- Source material
..............................
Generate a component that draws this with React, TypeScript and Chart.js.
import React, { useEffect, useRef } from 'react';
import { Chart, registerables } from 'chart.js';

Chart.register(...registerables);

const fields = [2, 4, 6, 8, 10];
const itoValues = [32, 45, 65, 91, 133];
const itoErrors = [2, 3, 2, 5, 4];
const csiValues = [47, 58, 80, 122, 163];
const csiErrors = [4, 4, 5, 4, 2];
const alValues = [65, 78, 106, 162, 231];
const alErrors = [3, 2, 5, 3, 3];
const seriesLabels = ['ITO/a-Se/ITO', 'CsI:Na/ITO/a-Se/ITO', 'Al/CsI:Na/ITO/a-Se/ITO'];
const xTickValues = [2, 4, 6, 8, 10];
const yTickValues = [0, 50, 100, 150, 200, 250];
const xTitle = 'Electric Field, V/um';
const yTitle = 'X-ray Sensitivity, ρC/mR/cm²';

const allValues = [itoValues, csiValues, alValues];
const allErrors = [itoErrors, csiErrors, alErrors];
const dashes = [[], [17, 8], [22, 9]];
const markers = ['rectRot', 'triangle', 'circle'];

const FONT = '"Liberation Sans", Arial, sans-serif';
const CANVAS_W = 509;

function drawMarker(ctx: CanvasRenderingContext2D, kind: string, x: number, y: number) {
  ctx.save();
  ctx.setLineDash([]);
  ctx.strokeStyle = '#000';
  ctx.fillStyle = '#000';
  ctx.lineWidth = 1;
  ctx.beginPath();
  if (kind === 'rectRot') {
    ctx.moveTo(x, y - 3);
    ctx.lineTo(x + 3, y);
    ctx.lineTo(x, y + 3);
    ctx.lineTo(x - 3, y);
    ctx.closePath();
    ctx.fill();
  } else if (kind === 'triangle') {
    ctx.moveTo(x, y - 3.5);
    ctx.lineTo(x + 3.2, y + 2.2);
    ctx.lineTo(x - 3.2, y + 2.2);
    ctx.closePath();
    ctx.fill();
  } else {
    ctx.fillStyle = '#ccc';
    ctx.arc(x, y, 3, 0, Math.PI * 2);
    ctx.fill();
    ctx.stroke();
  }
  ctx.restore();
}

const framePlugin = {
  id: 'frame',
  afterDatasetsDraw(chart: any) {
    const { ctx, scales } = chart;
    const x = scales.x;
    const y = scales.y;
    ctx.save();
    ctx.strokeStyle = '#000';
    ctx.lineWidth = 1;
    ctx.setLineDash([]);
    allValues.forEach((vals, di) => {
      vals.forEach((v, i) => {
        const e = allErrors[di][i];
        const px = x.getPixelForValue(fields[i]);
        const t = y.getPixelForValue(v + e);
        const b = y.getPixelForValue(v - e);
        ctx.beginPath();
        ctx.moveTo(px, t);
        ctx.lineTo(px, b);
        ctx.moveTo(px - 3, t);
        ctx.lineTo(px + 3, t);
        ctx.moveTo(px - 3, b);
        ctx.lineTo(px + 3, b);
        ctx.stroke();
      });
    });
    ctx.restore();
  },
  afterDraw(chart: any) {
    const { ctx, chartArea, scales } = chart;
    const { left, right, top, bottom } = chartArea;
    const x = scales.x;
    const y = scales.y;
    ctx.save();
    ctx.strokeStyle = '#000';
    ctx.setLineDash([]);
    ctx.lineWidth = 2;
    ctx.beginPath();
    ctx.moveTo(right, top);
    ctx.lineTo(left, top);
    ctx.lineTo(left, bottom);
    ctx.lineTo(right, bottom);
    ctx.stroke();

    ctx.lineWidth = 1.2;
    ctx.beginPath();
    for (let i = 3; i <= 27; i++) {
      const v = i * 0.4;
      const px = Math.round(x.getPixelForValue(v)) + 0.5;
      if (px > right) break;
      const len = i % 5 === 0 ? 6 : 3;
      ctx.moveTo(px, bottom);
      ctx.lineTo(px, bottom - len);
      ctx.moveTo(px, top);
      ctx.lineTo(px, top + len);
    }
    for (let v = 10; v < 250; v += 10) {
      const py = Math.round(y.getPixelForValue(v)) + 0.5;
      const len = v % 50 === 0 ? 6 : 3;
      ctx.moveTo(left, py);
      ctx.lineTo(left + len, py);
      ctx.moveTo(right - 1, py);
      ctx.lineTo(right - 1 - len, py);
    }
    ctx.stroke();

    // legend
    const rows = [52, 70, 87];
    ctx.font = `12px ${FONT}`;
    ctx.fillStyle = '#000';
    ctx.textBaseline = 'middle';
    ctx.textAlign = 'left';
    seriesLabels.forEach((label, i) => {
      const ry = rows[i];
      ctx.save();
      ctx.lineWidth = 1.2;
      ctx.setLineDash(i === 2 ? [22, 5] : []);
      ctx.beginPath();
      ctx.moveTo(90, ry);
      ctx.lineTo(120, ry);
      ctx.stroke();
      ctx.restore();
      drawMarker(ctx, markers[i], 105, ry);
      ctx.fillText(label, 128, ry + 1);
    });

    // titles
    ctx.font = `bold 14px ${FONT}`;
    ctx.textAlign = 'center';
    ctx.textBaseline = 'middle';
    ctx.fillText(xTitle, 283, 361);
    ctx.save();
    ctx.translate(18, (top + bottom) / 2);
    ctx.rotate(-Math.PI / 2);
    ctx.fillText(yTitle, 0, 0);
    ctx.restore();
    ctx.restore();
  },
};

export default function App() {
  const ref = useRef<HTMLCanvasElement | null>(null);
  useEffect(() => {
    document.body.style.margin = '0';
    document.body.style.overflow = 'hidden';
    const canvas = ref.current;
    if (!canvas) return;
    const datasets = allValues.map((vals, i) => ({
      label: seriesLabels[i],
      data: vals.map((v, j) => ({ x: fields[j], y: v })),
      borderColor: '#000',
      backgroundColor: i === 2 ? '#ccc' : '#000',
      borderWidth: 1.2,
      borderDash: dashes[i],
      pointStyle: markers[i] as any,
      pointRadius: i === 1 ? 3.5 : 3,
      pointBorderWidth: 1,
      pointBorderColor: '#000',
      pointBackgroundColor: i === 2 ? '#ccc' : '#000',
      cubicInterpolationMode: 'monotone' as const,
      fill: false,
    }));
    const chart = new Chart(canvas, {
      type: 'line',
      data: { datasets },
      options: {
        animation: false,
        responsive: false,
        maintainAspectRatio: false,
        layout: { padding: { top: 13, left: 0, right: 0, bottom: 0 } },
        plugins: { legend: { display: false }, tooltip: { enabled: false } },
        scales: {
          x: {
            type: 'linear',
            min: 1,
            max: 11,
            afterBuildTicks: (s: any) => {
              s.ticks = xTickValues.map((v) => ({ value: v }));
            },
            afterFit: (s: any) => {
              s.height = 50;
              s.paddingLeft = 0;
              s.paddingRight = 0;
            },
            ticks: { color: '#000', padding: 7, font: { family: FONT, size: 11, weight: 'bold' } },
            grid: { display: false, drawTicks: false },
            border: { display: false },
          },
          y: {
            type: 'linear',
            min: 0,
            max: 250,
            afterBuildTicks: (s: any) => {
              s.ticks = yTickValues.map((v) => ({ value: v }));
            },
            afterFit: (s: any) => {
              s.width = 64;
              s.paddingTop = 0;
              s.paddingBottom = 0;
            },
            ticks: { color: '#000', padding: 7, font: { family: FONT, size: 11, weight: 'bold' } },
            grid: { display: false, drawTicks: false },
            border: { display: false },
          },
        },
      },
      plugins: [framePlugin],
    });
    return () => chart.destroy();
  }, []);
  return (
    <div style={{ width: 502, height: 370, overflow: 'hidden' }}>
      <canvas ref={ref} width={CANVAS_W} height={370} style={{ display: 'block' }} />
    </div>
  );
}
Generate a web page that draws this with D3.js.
..............................
- Written instruction
From the entries above, copy every line that holds the word "React".

- Answer to the exercise
Generate a component that draws this with React, TypeScript and Chart.js.
import React, { useEffect, useRef } from 'react';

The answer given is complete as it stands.